Task objective -> Retype only the lines from the top of the records to the line with "import * as", including that line but none of the pictures.

Entries provided ->
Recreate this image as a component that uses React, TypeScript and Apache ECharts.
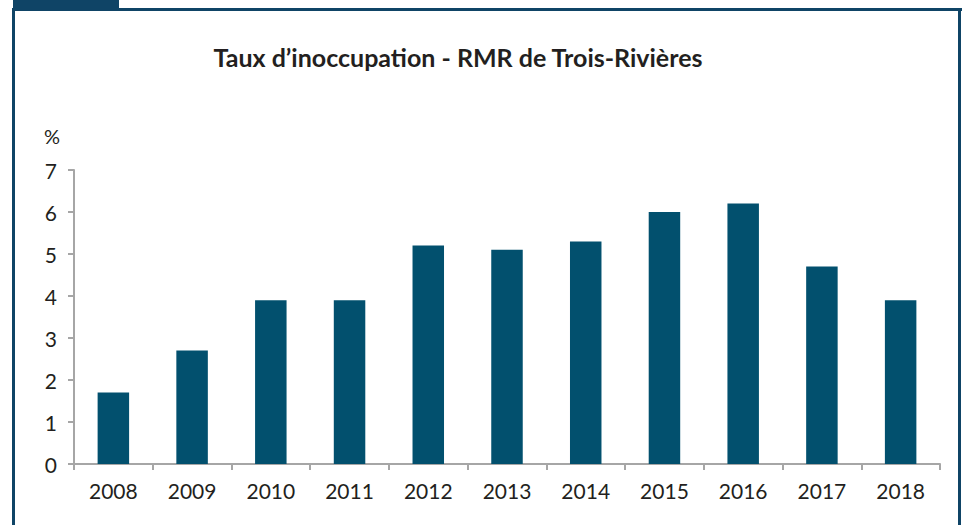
import React, { useEffect, useRef } from "react";
import * as echarts from "echarts";

const title = "Taux d’inoccupation - RMR de Trois-Rivières";
const unitLabel = "%";
const years = ["2008", "2009", "2010", "2011", "2012", "2013", "2014", "2015", "2016", "2017", "2018"];
const vacancyRates = [1.7, 2.7, 3.9, 3.9, 5.2, 5.1, 5.3, 6.0, 6.2, 4.7, 3.9];

const FONT = "Lato, 'Open Sans', sans-serif";
const TEXT = "#231f20";
const FRAME = "#0f4466";
const BAR = "#02506e";
const AXIS = "#a6a6a6";

export default function App() {
  const ref = useRef<HTMLDivElement>(null);
  useEffect(() => {
    if (!ref.current) return;
    const chart = echarts.init(ref.current, null, { renderer: "svg" });
    chart.setOption({
      animation: false,
      backgroundColor: "#ffffff",
      textStyle: { fontFamily: FONT },
      graphic: [
        { type: "rect", shape: { x: 13, y: 0, width: 106, height: 8 }, style: { fill: FRAME } },
        { type: "rect", shape: { x: 12, y: 8, width: 950, height: 3 }, style: { fill: FRAME } },
        { type: "rect", shape: { x: 12, y: 8, width: 3, height: 517 }, style: { fill: FRAME } },
        { type: "rect", shape: { x: 958, y: 8, width: 3, height: 517 }, style: { fill: FRAME } },
        {
          type: "text",
          x: 458,
          y: 57,
          style: {
            text: title,
            fontFamily: FONT,
            fontWeight: "bold",
            fontSize: 25,
            fill: TEXT,
            textAlign: "center",
            textVerticalAlign: "middle",
          },
        },
        {
          type: "text",
          x: 52,
          y: 136,
          style: {
            text: unitLabel,
            fontFamily: FONT,
            fontSize: 20,
            fill: TEXT,
            textAlign: "center",
            textVerticalAlign: "middle",
          },
        },
      ],
      grid: { left: 74, right: 22, top: 170, bottom: 61, containLabel: false },
      xAxis: {
        type: "category",
        data: years,
        boundaryGap: true,
        axisLine: { lineStyle: { color: AXIS, width: 2 } },
        axisTick: { show: true, length: 6, lineStyle: { color: AXIS, width: 2 }, alignWithLabel: false },
        axisLabel: { color: TEXT, fontSize: 21, fontFamily: FONT, margin: 16 },
      },
      yAxis: {
        type: "value",
        min: 0,
        max: 7,
        interval: 1,
        splitLine: { show: false },
        axisLine: { show: true, lineStyle: { color: AXIS, width: 2 } },
        axisTick: { show: true, length: 6, lineStyle: { color: AXIS, width: 2 } },
        axisLabel: { color: TEXT, fontSize: 21, fontFamily: FONT, margin: 17 },
      },
      series: [
        {
          type: "bar",
          data: vacancyRates,
          barWidth: "40%",
          itemStyle: { color: BAR },
        },
      ],
    });
    return () => chart.dispose();
  }, []);
  return (
    <div
      ref={ref}
      style={{ position: "absolute", left: 0, top: 0, width: 962, height: 525 }}
    />
  );
}
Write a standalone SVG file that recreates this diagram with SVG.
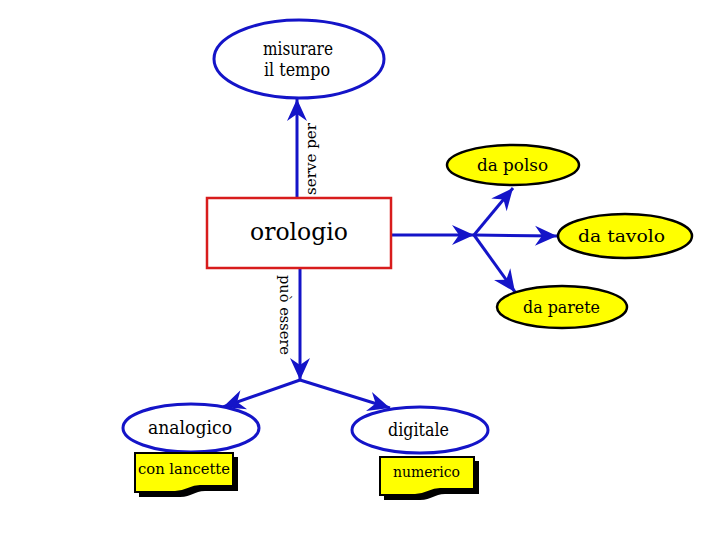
<svg xmlns="http://www.w3.org/2000/svg" width="720" height="540" viewBox="0 0 720 540">
<style>
text{font-family:"DejaVu Serif","Liberation Serif",serif;fill:#000}
.blue{fill:none;stroke:#1414c8;stroke-width:3}
.yel{fill:#ffff00;stroke:#000;stroke-width:2.5}
.wht{fill:#fff;stroke:#1414c8;stroke-width:3}
.doc{fill:#ffff00;stroke:#000;stroke-width:2}
.sh{fill:#000}
</style>
<defs>
<marker id="ah" markerUnits="userSpaceOnUse" viewBox="0 0 24 22" markerWidth="24" markerHeight="22" refX="23" refY="11" orient="auto">
<path d="M23,11 L1,1 L8,11 L1,21 Z" fill="#1414c8"/>
</marker>
</defs>
<rect width="720" height="540" fill="#fff"/>
<g id="connectors">
<line class="blue" x1="297" y1="197" x2="297" y2="99" marker-end="url(#ah)"/>
<text font-size="14" transform="translate(316,195) rotate(-90)" textLength="72" lengthAdjust="spacingAndGlyphs">serve per</text>
<line class="blue" x1="300" y1="268" x2="300" y2="380" marker-end="url(#ah)"/>
<text font-size="14" transform="translate(280,275) rotate(90)" textLength="80" lengthAdjust="spacingAndGlyphs">può essere</text>
<line class="blue" x1="300" y1="380" x2="223" y2="407" marker-end="url(#ah)"/>
<line class="blue" x1="300" y1="380" x2="390" y2="408" marker-end="url(#ah)"/>
<line class="blue" x1="391" y1="235" x2="474" y2="235" marker-end="url(#ah)"/>
<line class="blue" x1="474" y1="235" x2="513" y2="188" marker-end="url(#ah)"/>
<line class="blue" x1="474" y1="235" x2="557" y2="236" marker-end="url(#ah)"/>
<line class="blue" x1="474" y1="235" x2="515" y2="292" marker-end="url(#ah)"/>
</g>
<g id="misurare">
<ellipse class="wht" cx="299" cy="59" rx="85" ry="39"/>
<text font-size="18" x="263" y="55" textLength="70" lengthAdjust="spacingAndGlyphs">misurare</text>
<text font-size="18" x="264" y="76" textLength="66" lengthAdjust="spacingAndGlyphs">il tempo</text>
</g>
<g id="orologio">
<rect x="207" y="198" width="184" height="70" fill="#fff" stroke="#d81c1c" stroke-width="2.5"/>
<text font-size="25" x="250" y="240" textLength="98" lengthAdjust="spacingAndGlyphs">orologio</text>
</g>
<g id="dapolso">
<ellipse class="yel" cx="513" cy="165" rx="66" ry="20"/>
<text font-size="17" x="477" y="171" textLength="71" lengthAdjust="spacingAndGlyphs">da polso</text>
</g>
<g id="datavolo">
<ellipse class="yel" cx="625" cy="236" rx="67" ry="22"/>
<text font-size="16" x="578" y="242" textLength="87" lengthAdjust="spacingAndGlyphs">da tavolo</text>
</g>
<g id="daparete">
<ellipse class="yel" cx="562" cy="307" rx="65" ry="21"/>
<text font-size="17" x="523" y="313" textLength="77" lengthAdjust="spacingAndGlyphs">da parete</text>
</g>
<g id="analogico">
<ellipse class="wht" cx="191" cy="428" rx="68" ry="24"/>
<text font-size="18" x="148" y="434" textLength="84" lengthAdjust="spacingAndGlyphs">analogico</text>
</g>
<g id="digitale">
<ellipse class="wht" cx="420" cy="430" rx="68" ry="23"/>
<text font-size="18" x="388" y="436" textLength="61" lengthAdjust="spacingAndGlyphs">digitale</text>
</g>
<g id="conlancette">
<path class="sh" d="M139,457 H238 V491 L205,491 C194,491 192,497 180,497 L139,497 Z"/>
<path class="doc" d="M135,453 H233 V486 L200,486 C189,486 187,492 175,492 L135,492 Z"/>
<text font-size="15" x="138" y="474" textLength="92" lengthAdjust="spacingAndGlyphs">con lancette</text>
</g>
<g id="numerico">
<path class="sh" d="M384,461 H479 V494 L445,494 C434,494 432,500 420,500 L384,500 Z"/>
<path class="doc" d="M380,457 H474 V489 L440,489 C429,489 427,495 415,495 L380,495 Z"/>
<text font-size="15" x="393" y="477" textLength="67" lengthAdjust="spacingAndGlyphs">numerico</text>
</g>
</svg>
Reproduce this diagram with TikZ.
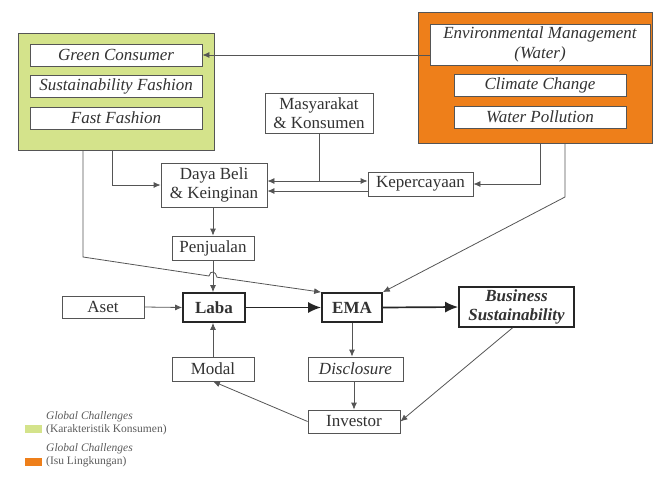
\documentclass[tikz,border=0pt]{standalone}
\usepackage{fontspec}
\setmainfont{Liberation Serif}
\definecolor{consgreen}{RGB}{212,227,139}
\definecolor{envorange}{RGB}{238,127,26}
\definecolor{linegray}{RGB}{85,85,85}
\definecolor{textgray}{RGB}{50,50,50}
\usetikzlibrary{positioning, arrows.meta}

\begin{document}
\begin{tikzpicture}[x=1pt, y=-1pt,
    box/.style={draw=linegray, line width=0.8pt, fill=white, inner sep=0pt, align=center,
                text=textgray, font=\fontsize{17}{19.5}\selectfont},
    boldbox/.style={box, draw=black!85, line width=1.7pt, font=\fontsize{17}{19.5}\selectfont\bfseries},
    arr/.style={draw=linegray, line width=0.8pt, -{Latex[length=7pt, width=6pt]}},
    bigarr/.style={draw=black!85, line width=1.7pt, -{Latex[length=13pt, width=11pt]}},
    legend/.style={anchor=west, inner sep=0pt, text=textgray!80, align=left,
                   font=\fontsize{11.5}{13}\selectfont}]
                \useasboundingbox (0,0) rectangle (654,482);

                % Global challenges: consumer side
                \node[draw=linegray, line width=0.8pt, fill=consgreen, minimum width=196pt, minimum height=117pt] (gbox) at (116,91.5) {};
                \node[box, minimum width=172pt, minimum height=22pt] (gc) at (116,55) {\itshape Green Consumer};
                \node[box, minimum width=172pt, minimum height=22pt] (sf) at (116,86) {\itshape Sustainability Fashion};
                \node[box, minimum width=172pt, minimum height=22pt] (ff) at (116,118) {\itshape Fast Fashion};

                % Global challenges: environment side
                \node[draw=linegray, line width=0.8pt, fill=envorange, minimum width=234pt, minimum height=131pt] (obox) at (535,77.5) {};
                \node[box, minimum width=220pt, minimum height=41pt] (emw) at (540,44.5) {\itshape Environmental Management\\\itshape (Water)};
                \node[box, minimum width=172pt, minimum height=22pt] (cc) at (540,85) {\itshape Climate Change};
                \node[box, minimum width=172pt, minimum height=22pt] (wp) at (540,117) {\itshape Water Pollution};

                % Middle blocks
                \node[box, minimum width=108pt, minimum height=40pt] (mk) at (319,113) {Masyarakat\\\& Konsumen};
                \node[box, minimum width=106pt, minimum height=44pt] (db) at (214,185) {Daya Beli\\\& Keinginan};
                \node[box, minimum width=105pt, minimum height=24pt] (kp) at (420.5,184) {Kepercayaan};
                \node[box, minimum width=82pt, minimum height=24pt] (pj) at (213,248) {Penjualan};

                % Main chain
                \node[box, minimum width=82pt, minimum height=22pt] (aset) at (103,307) {Aset};
                \node[boldbox, minimum width=62pt, minimum height=29pt] (laba) at (214,307.5) {Laba};
                \node[boldbox, minimum width=60pt, minimum height=29pt] (ema) at (352,307.5) {EMA};
                \node[boldbox, minimum width=115pt, minimum height=40pt] (bs) at (516.5,307) {\itshape Business\\\itshape Sustainability};
                \node[box, minimum width=82pt, minimum height=24pt] (modal) at (213,369) {Modal};
                \node[box, minimum width=95pt, minimum height=24pt] (disc) at (355.5,369) {\itshape Disclosure};
                \node[box, minimum width=92pt, minimum height=23pt] (inv) at (354,421.5) {Investor};

                % Links from the challenge boxes
                \coordinate (g1) at (112,150);
                \coordinate (g2) at (83,150);
                \coordinate (o1) at (540,143);
                \coordinate (o2) at (565,143);
                \draw[arr] (emw.west |- gc.east) -- (gc.east);
                \draw[arr] (g1) |- (db.west);
                \draw[arr] (g2) -- (83,257) -- (209,276) .. controls (210,270) and (216,271) .. (217,277.2) -- (ema.north west);
                \draw[arr] (o1) |- (kp.east);
                \draw[arr] (o2) -- (565,197) -- (ema.north east);

                % Trust loop
                \draw[arr, {Latex[length=7pt, width=6pt]}-{Latex[length=7pt, width=6pt]}] (db.east |- 0,181) -- (kp.west |- 0,181);
                \draw[arr] (kp.west |- 0,191) -- (db.east |- 0,191);
                \draw[draw=linegray, line width=0.8pt] (mk.south) -- (mk.south |- 0,181);

                % Flow to profit
                \draw[arr] (db.south -| pj.north) -- (pj.north);
                \draw[arr] (pj.south) -- (laba.north -| pj.south);
                \draw[arr] (aset.east) -- (laba.west);
                \draw[arr] (modal.north) -- (laba.south -| modal.north);
                \draw[bigarr] (laba.east) -- (ema.west);
                \draw[bigarr] (ema.east) -- (bs.west);

                % Disclosure and investors
                \draw[arr] (ema.south) -- (ema.south |- disc.north);
                \draw[arr] (disc.south -| inv.north) -- (inv.north);
                \draw[arr] (inv.west) -- (modal.south);
                \draw[arr] ([xshift=-4pt]bs.south) -- (inv.east);

                % Legend
                \fill[consgreen] (25,425) rectangle (42,433);
                \fill[envorange] (25,458) rectangle (42,466);
                \node[legend] (lg1) at (46,423.5) {\itshape Global Challenges\\(Karakteristik Konsumen)};
                \node[legend] (lg2) at (46,455.5) {\itshape Global Challenges\\(Isu Lingkungan)};
            \end{tikzpicture}
\end{document}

Right answer ->
Recreate this image as a component that uses React, TypeScript and Apache ECharts.
import React, { useEffect, useRef } from "react";
import * as echarts from "echarts";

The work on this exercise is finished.